In this paper I will compare the approach to marriage in the works “The Wife of Bath’s Tale” by Geoffrey Chaucer and “The Flea” by John Donne; in both cases it is a means to an end: in the first the old woman wants to get “the thing that most of all Women desire” and in the second the lover seeks “How little which his lover (thou) deniest him (me)” and uses an allusion to marriage to achieve this.
In “The Wife of Bath’s Tale” the old woman seems to ask the knight a naïve request; there is no hint that what she will ask of him is to marry her: “Swear me true that whatsoever I ask of you, you’ll do it if it lies whithin you might…”. After the knight returns to the queen, and the answer the old woman gave the knight is the one the queen looked for, the old woman’s intent becomes clear: “Before the court I ask you, then, sir knight, To take me, as you wife.”
The knight in shock tries to refuse, but as he has sworn “upon his (my) honor” he has no way out of the deal he closed; therefore, they get married. As married couples are due in the night of the wedding, the couple goes to bed to consummate the marriage. Here is when we learn what the old woman’s plan was.
As they lay in bed they old woman is waiting for the knight to act as a newlywed husband, but she then realizes that the knight’s intentions were not the ones she hoped for: “You are so loathsome and so old as well… …It is no wonder that I toss and turn.”
The wife tells her husband that he has two choices, and he is welcome to choose what he best prefers, for she will do as he bids and never complain. The knight thinks carefully, and weighs his options, and then realizes that this choice should not be his: “My love and lady, my dear wife. In your wise government I put my life… …I am content, whatever pleases you.”
Now the old woman’s motive is clear, and she got “the thing that most of all Women desire” “to have sovereignty… …above their husbands, and to have their way in love”; the choice is hers to do as she pleases, and what she wants is to please him, so she gives her husband everything he could have wanted.
The decision she makes can be confusing since she denies herself the power she wanted after getting the choice, but the main point is that even so she was able to choose.
In “The Flea” the man is not looking for marriage, he seeks only to consummate it. The allusion to marriage is used to undermine the importance of the act that comes after the wedding: the bedding.
The poem starts with the comparison between both lovers being bitten by a flea, and the lover thinks that the act of being bitten by a flea is less than the consumption of marriage: “Yet this enjoys before it woo, And pampered swells with one blood made of two, And this, alas, is more than we would do.” The fact that they were bitten by the same flea means that they are as good as married.

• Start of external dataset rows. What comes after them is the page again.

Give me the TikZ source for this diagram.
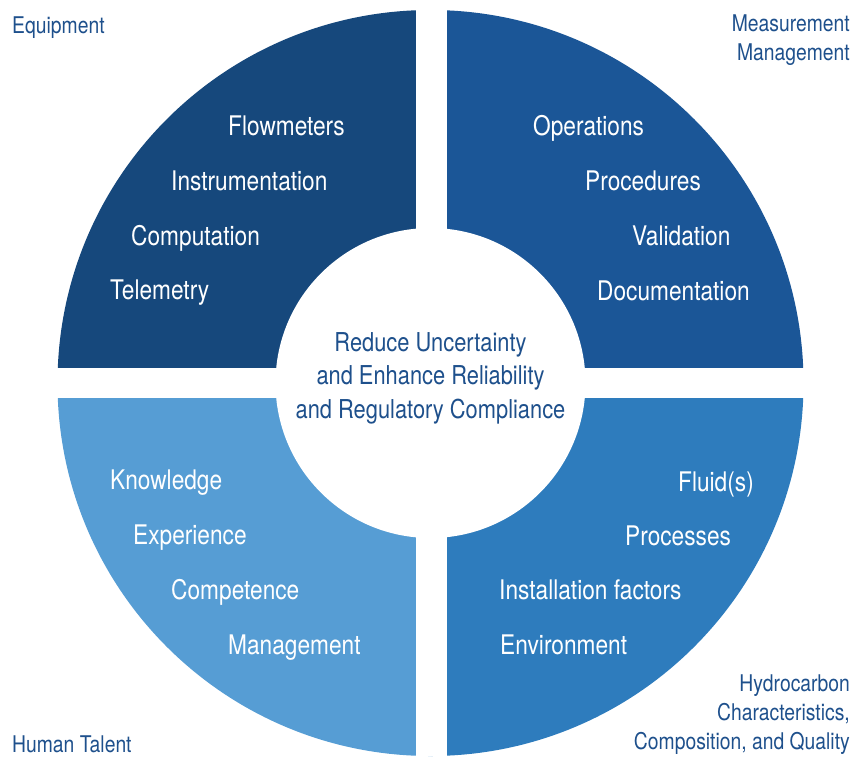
\documentclass[tikz,border=0pt]{standalone}
\usepackage{fontspec}
\setmainfont{TeX Gyre Heros}[FakeStretch=0.84]
\usepackage{tikz}
\usetikzlibrary{positioning}

\definecolor{equipblue}{HTML}{16487C}
\definecolor{mgmtblue}{HTML}{1B5697}
\definecolor{fluidblue}{HTML}{2E7CBD}
\definecolor{talentblue}{HTML}{569DD4}
\definecolor{labelblue}{HTML}{1E508C}

\tikzset{
  item/.style={text=white,font=\fontsize{27}{30}\selectfont,inner sep=0pt,
    text height=19pt,text depth=0pt,anchor=west},
  tag/.style={text=labelblue,font=\fontsize{23}{29}\selectfont,inner sep=0pt,align=left},
  hub/.style={text=labelblue,font=\fontsize{26}{33.5}\selectfont,inner sep=0pt,align=center}
}

\begin{document}
\begin{tikzpicture}[x=1pt,y=-1pt]
    \useasboundingbox (0,0) rectangle (864,756);
    \coordinate (o) at (430.5,383);
    % four quarter discs
    \begin{scope}
        \clip (0,0) rectangle (o);
        \fill[equipblue] (o) circle[radius=373];
    \end{scope}
    \begin{scope}
        \clip (864,0) rectangle (o);
        \fill[mgmtblue] (o) circle[radius=373];
    \end{scope}
    \begin{scope}
        \clip (0,756) rectangle (o);
        \fill[talentblue] (o) circle[radius=373];
    \end{scope}
    \begin{scope}
        \clip (864,756) rectangle (o);
        \fill[fluidblue] (o) circle[radius=373];
    \end{scope}
    % white cross and hub
    \fill[white] (415.5,0) rectangle (446.5,756);
    \fill[white] (0,367.5) rectangle (864,398);
    \fill[white] (o) circle[radius=155];

    \node[hub] (goal) at (430.5,378) {Reduce Uncertainty\\and Enhance Reliability\\and Regulatory Compliance};

    % equipment
    \node[item] (flow) at (228,125.5) {Flowmeters};
    \node[item] (instr) at (171,180.5) {Instrumentation};
    \node[item] (comp) at (131,235.5) {Computation};
    \node[item] (tele) at (110,290) {Telemetry};
    % measurement management
    \node[item] (oper) at (533,125.5) {Operations};
    \node[item] (proc) at (585,180.5) {Procedures};
    \node[item] (valid) at (632,235.5) {Validation};
    \node[item] (docu) at (597,290.5) {Documentation};
    % human talent
    \node[item] (know) at (110,480) {Knowledge};
    \node[item] (exper) at (133,535) {Experience};
    \node[item] (compet) at (171,590) {Competence};
    \node[item] (manage) at (228,645) {Management};
    % hydrocarbon
    \node[item] (fluid) at (678,482) {Fluid(s)};
    \node[item] (procs) at (625,536) {Processes};
    \node[item] (install) at (499,590) {Installation factors};
    \node[item] (envir) at (500,645) {Environment};

    % quadrant titles
    \node[tag,anchor=base west] (equip) at (12,33) {Equipment};
    \node[tag,anchor=north east,align=right] (mm) at (850,15) {Measurement\\Management};
    \node[tag,anchor=base west] (human) at (12,752) {Human Talent};
    \node[tag,anchor=south east,align=right] (hydro) at (850,755) {Hydrocarbon\\Characteristics,\\Composition, and Quality};
\end{tikzpicture}
\end{document}
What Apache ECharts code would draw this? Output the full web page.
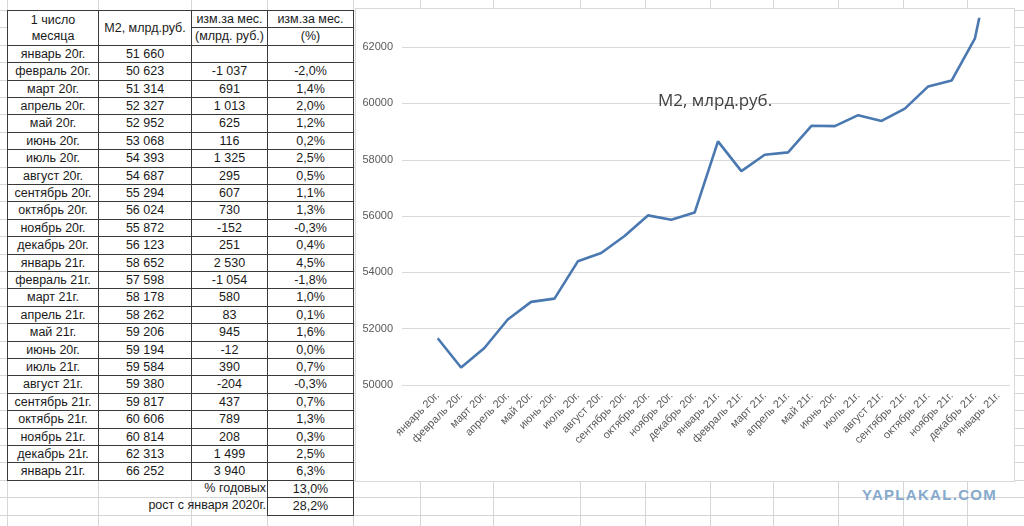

The lover tries to convince his mistress that what he wants is not sinful as she thinks since they are already married by the bite of the flea, so they may as well do what married couples do: “The flea is you and I, and this Our marriage bed and marriage temple is.”
The woman is not convinced by his words, and tries to kill the flea, but her lover tries to convince her that this flea is them, and their love and marriage, and if she kills the flea, not only the flea will die: “”Three sins in killing three.”
After the flea is killed by his lover, he finds a way to turn around the situation for his benefit, and tells her that the fact that flea is dead only shows that nothing is as important as it seems; therefore, why should not them lay together? She will lose as much as the flea lost which apparently she thinks it is not a lot: “’Tis true; then learn how false fears be: Just so much honor, when thou yield’st to me, will waste…”
In this works the use of marriage although used for alternate purposes is given different meaning. In “The Wife of Bath’s Tale”, the old woman wants “the thing that most of all Women desire”, and is willing to do anything to get it; in “The Flea” the lover wants to lay with his mistress, and will say anything to convince her, even that they are “married” after being bitten by a flea.
The use of the marriage in both stories is done differently since the old woman lures the knight into marrying her, so that she can get what she want, and the lover tries to convince his mistress they are already married in a sense, so that he will able to bed her.
One may well say nevertheless that in both cases marriage is a means of leverage, a tool to be best used as the authors see fit, in order to allow their characters achieve their aims; whatever those aims might be. In these sense marriage gets a similar treatment in both stories.